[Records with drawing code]
>> begin

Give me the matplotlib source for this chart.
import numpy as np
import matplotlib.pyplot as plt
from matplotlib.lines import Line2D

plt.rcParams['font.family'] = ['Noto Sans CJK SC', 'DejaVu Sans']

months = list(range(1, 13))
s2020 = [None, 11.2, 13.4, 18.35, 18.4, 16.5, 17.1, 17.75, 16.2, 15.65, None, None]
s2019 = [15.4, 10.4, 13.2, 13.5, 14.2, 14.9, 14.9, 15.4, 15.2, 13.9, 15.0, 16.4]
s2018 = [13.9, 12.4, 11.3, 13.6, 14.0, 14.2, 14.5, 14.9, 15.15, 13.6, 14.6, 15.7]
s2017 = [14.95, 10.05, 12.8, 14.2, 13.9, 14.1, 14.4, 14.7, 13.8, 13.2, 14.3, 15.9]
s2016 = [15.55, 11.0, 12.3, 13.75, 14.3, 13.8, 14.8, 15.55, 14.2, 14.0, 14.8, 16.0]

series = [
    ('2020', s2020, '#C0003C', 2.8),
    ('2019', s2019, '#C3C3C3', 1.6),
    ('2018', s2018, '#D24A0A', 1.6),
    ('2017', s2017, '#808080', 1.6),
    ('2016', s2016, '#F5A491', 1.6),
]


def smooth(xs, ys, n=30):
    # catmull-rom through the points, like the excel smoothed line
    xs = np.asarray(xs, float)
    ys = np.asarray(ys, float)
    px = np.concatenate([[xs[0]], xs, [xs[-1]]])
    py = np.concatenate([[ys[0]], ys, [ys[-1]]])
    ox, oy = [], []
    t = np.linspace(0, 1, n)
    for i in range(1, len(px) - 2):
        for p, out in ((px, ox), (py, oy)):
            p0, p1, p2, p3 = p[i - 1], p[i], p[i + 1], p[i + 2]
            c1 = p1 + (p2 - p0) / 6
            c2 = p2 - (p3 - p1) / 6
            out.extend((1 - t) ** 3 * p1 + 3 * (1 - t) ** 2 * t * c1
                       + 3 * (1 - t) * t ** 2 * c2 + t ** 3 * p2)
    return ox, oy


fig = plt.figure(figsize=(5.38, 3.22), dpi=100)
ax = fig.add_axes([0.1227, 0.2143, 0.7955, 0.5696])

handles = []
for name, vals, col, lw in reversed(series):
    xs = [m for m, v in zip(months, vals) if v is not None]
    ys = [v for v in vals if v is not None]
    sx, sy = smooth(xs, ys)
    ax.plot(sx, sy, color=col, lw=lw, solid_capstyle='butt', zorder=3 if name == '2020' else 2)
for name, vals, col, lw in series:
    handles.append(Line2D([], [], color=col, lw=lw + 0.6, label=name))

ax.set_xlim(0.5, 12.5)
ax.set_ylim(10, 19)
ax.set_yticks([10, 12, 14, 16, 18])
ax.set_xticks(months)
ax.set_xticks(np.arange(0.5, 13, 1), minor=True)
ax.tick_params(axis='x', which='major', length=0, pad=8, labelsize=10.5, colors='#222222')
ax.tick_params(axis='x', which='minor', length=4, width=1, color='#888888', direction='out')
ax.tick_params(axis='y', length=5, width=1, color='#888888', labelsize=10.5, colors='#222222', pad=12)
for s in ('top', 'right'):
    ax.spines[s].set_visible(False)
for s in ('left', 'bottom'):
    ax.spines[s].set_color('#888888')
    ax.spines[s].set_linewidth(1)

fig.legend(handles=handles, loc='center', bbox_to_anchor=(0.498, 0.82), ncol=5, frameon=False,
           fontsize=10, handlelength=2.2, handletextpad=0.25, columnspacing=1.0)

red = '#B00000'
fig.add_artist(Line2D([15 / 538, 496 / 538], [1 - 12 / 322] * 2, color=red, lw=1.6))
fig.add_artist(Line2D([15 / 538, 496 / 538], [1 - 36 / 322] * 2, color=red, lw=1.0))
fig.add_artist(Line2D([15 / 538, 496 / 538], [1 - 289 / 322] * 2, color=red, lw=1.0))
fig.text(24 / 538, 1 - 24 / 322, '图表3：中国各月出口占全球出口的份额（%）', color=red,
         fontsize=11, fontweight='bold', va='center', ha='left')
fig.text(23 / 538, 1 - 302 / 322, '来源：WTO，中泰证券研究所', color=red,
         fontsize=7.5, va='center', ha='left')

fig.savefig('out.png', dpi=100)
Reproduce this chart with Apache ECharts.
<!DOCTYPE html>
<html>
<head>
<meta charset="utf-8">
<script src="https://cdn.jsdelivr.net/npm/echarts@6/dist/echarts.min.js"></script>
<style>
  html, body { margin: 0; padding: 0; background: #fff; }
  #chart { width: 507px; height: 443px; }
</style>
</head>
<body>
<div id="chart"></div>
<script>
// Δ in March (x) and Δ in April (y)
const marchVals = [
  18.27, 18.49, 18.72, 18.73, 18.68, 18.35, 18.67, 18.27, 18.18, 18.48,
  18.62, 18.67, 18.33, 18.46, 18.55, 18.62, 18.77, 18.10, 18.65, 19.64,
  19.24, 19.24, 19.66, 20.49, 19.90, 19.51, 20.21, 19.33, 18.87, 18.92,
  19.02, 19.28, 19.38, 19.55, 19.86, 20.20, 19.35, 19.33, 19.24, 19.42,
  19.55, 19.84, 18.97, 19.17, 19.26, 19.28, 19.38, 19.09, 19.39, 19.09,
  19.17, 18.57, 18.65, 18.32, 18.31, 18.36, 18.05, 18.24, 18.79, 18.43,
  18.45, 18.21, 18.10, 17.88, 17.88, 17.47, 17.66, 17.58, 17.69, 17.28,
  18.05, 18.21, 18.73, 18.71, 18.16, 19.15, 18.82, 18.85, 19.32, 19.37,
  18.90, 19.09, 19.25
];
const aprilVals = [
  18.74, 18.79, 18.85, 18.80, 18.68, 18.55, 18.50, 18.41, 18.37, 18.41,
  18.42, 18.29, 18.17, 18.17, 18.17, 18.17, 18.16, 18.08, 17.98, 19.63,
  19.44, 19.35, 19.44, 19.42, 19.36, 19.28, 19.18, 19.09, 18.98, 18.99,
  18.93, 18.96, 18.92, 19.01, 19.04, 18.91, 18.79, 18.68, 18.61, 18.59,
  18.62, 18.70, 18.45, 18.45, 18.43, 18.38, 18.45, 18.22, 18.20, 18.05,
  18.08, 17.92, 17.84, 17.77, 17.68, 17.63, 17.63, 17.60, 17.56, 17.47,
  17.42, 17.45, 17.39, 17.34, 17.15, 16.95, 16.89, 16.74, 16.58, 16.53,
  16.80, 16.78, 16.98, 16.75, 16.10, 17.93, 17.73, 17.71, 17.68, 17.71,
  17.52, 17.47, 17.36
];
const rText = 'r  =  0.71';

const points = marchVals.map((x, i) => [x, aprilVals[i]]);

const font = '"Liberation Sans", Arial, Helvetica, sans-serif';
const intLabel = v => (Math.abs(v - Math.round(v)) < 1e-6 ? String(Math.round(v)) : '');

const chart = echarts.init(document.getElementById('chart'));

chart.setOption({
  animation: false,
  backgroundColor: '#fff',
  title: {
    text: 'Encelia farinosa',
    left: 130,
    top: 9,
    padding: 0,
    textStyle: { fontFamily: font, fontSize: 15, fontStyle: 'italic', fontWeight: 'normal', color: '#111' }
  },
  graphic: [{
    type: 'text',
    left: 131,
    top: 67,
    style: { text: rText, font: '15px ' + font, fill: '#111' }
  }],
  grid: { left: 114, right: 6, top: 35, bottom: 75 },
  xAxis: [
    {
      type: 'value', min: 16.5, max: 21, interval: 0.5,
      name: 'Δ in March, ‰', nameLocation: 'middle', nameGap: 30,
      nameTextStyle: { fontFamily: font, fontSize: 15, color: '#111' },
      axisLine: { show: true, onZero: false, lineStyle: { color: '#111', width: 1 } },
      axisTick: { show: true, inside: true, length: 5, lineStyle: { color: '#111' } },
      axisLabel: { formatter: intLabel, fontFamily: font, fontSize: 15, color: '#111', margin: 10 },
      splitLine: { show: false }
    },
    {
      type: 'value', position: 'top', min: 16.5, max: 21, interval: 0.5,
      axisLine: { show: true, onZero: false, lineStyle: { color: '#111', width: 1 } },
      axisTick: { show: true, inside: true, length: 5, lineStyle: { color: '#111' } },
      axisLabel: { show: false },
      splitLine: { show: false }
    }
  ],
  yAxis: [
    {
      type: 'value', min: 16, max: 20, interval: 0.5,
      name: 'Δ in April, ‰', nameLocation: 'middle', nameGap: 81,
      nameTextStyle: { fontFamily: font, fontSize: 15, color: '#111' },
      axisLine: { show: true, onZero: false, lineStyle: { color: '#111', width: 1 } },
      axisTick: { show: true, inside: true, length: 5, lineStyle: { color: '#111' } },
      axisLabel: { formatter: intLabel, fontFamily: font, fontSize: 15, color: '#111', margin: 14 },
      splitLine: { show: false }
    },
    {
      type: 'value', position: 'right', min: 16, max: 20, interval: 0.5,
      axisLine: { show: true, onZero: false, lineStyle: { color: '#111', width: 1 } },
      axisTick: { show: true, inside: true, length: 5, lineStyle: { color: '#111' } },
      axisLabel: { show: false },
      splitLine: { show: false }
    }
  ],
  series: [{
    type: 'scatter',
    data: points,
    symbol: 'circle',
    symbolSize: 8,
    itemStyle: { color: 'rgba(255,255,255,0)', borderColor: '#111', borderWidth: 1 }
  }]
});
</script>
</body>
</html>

>> end
>> begin

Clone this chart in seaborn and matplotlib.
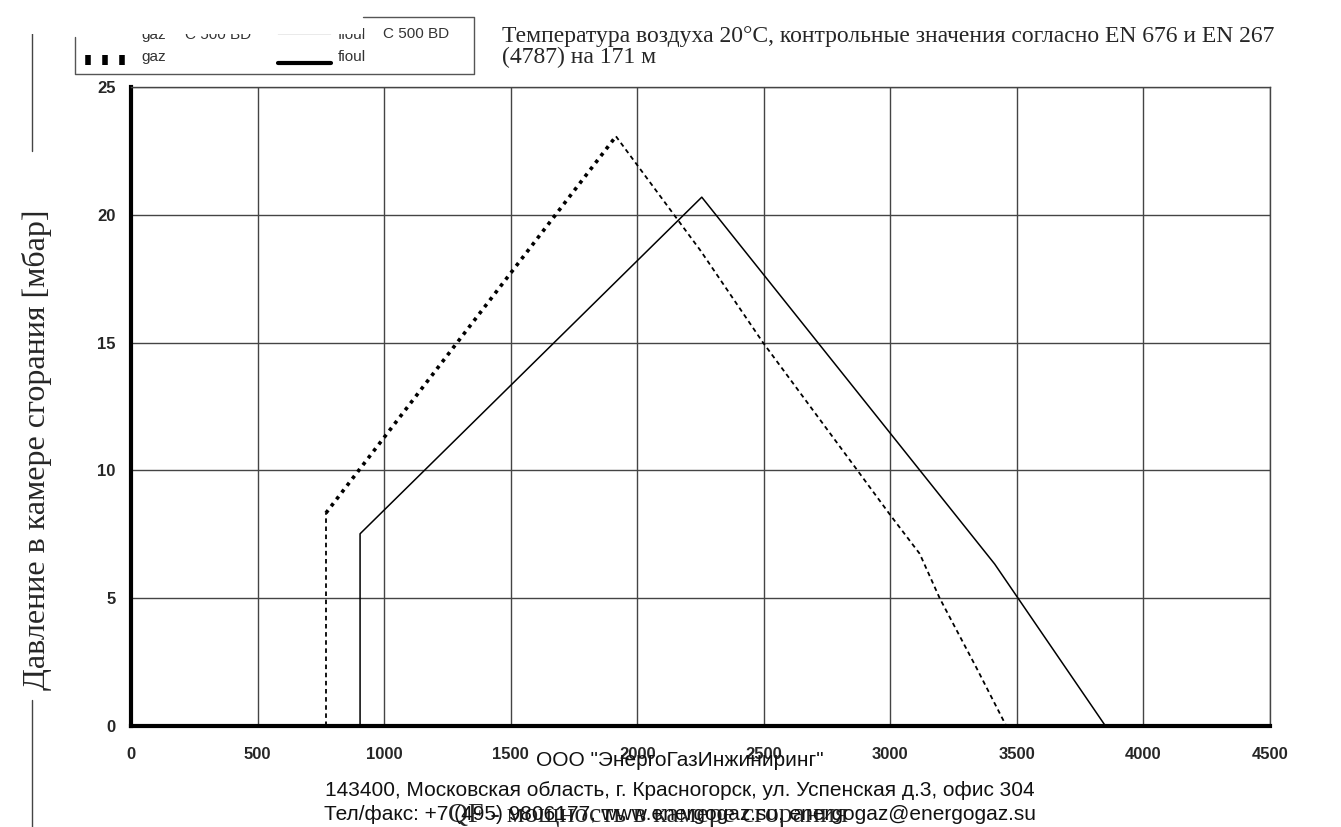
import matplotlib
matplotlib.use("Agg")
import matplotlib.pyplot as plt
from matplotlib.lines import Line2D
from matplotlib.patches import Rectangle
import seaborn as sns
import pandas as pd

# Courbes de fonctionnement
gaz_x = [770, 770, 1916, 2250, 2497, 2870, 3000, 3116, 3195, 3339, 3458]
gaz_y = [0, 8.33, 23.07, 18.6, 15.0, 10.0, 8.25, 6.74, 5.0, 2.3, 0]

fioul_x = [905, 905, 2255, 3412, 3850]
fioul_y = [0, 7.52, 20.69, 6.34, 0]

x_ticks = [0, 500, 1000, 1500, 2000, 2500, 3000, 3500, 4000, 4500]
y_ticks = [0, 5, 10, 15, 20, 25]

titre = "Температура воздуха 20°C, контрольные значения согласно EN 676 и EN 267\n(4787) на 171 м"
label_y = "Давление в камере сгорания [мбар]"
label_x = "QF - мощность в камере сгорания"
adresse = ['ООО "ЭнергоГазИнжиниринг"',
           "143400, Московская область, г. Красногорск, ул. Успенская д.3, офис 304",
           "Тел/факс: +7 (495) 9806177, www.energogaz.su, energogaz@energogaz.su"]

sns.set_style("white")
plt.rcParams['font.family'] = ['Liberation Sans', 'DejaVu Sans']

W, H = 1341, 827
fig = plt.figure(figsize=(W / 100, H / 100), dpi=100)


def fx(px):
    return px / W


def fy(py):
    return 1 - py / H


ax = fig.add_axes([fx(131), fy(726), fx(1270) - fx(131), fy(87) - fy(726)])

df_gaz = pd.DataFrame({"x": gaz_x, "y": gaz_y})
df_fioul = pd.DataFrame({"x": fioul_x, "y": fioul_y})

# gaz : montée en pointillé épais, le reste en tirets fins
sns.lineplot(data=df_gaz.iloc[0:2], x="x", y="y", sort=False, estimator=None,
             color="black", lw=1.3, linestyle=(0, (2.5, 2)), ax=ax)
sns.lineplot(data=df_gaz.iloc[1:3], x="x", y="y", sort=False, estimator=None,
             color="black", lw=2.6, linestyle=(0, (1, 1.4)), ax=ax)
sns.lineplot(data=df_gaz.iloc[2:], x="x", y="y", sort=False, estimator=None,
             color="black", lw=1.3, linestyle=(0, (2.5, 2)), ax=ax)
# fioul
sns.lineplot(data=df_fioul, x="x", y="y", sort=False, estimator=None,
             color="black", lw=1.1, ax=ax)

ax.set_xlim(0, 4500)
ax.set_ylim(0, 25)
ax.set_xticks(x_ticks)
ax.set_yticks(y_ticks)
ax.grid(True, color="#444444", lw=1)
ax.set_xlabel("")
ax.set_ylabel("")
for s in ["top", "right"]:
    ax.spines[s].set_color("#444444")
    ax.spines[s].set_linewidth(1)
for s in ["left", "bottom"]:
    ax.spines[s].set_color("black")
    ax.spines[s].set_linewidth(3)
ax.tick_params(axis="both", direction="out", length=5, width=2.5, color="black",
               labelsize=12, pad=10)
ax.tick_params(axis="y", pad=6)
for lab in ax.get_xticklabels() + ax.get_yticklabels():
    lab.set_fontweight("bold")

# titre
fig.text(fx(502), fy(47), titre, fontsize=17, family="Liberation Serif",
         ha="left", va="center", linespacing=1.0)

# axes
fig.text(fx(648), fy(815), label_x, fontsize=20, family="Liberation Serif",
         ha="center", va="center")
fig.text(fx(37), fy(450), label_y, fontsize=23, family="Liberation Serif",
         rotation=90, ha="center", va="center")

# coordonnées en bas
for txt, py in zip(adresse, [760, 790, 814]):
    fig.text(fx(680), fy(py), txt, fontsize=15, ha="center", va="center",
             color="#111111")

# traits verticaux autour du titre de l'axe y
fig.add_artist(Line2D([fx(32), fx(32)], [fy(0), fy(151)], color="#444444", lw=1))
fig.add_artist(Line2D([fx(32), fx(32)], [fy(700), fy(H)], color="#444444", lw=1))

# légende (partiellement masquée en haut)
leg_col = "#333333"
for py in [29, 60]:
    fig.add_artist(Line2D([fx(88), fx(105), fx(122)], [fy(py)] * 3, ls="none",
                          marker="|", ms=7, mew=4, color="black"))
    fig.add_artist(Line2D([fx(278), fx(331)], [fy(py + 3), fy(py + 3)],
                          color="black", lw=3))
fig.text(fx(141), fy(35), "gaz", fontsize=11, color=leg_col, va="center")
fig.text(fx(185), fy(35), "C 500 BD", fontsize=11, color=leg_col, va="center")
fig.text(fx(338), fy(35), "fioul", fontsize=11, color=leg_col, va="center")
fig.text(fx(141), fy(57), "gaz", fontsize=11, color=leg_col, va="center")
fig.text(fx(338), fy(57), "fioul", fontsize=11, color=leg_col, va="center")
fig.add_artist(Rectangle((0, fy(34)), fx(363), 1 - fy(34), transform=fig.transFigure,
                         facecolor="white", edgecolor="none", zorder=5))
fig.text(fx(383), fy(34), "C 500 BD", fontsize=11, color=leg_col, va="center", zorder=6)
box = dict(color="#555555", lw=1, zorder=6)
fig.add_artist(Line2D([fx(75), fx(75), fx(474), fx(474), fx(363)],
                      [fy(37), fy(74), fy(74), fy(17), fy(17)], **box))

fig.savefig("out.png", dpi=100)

>> end
>> begin

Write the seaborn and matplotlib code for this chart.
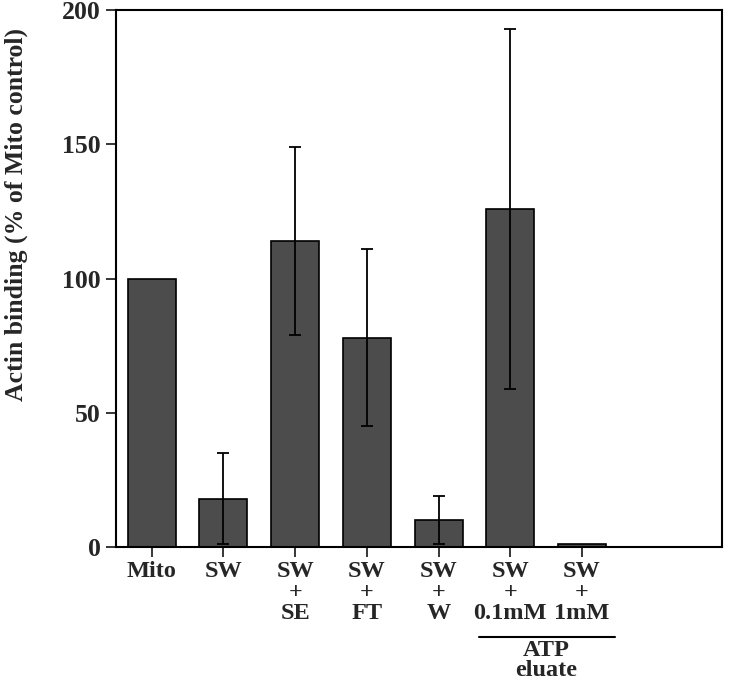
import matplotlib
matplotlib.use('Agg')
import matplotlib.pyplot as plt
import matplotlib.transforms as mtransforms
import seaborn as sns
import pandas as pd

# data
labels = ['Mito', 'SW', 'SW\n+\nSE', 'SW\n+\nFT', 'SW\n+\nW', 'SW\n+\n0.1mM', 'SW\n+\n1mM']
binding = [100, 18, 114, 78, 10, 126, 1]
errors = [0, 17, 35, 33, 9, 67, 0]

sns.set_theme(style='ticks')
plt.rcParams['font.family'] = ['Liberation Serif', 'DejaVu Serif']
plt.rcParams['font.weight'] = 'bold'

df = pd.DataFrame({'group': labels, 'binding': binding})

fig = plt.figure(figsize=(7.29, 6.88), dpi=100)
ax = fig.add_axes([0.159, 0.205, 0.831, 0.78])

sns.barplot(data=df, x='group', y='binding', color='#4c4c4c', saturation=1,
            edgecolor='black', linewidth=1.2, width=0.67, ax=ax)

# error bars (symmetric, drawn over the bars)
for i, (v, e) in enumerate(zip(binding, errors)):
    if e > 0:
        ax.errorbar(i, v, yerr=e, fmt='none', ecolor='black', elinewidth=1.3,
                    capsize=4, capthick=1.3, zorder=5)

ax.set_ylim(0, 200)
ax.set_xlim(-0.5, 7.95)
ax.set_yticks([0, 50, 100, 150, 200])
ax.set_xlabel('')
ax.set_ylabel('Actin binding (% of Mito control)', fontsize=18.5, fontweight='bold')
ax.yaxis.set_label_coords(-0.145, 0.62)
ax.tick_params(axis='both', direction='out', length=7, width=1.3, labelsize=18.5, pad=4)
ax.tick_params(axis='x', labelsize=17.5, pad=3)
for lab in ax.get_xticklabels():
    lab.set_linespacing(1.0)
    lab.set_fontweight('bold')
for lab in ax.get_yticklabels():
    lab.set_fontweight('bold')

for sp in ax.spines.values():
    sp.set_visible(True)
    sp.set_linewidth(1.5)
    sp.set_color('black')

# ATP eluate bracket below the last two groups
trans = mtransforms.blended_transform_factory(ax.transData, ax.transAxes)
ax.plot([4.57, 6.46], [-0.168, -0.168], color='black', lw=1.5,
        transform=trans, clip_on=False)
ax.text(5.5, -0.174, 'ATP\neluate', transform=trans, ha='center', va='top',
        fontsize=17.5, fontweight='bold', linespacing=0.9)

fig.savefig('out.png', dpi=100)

>> end

What the task requires> Give back exactly the lines from the one containing "Write the seaborn" to the one containing "capsize=4, capthick=1.3, zorder=5)", both included, and no pictures.

Solution to this task>
Write the seaborn and matplotlib code for this chart.
import matplotlib
matplotlib.use('Agg')
import matplotlib.pyplot as plt
import matplotlib.transforms as mtransforms
import seaborn as sns
import pandas as pd

# data
labels = ['Mito', 'SW', 'SW\n+\nSE', 'SW\n+\nFT', 'SW\n+\nW', 'SW\n+\n0.1mM', 'SW\n+\n1mM']
binding = [100, 18, 114, 78, 10, 126, 1]
errors = [0, 17, 35, 33, 9, 67, 0]

sns.set_theme(style='ticks')
plt.rcParams['font.family'] = ['Liberation Serif', 'DejaVu Serif']
plt.rcParams['font.weight'] = 'bold'

df = pd.DataFrame({'group': labels, 'binding': binding})

fig = plt.figure(figsize=(7.29, 6.88), dpi=100)
ax = fig.add_axes([0.159, 0.205, 0.831, 0.78])

sns.barplot(data=df, x='group', y='binding', color='#4c4c4c', saturation=1,
            edgecolor='black', linewidth=1.2, width=0.67, ax=ax)

# error bars (symmetric, drawn over the bars)
for i, (v, e) in enumerate(zip(binding, errors)):
    if e > 0:
        ax.errorbar(i, v, yerr=e, fmt='none', ecolor='black', elinewidth=1.3,
                    capsize=4, capthick=1.3, zorder=5)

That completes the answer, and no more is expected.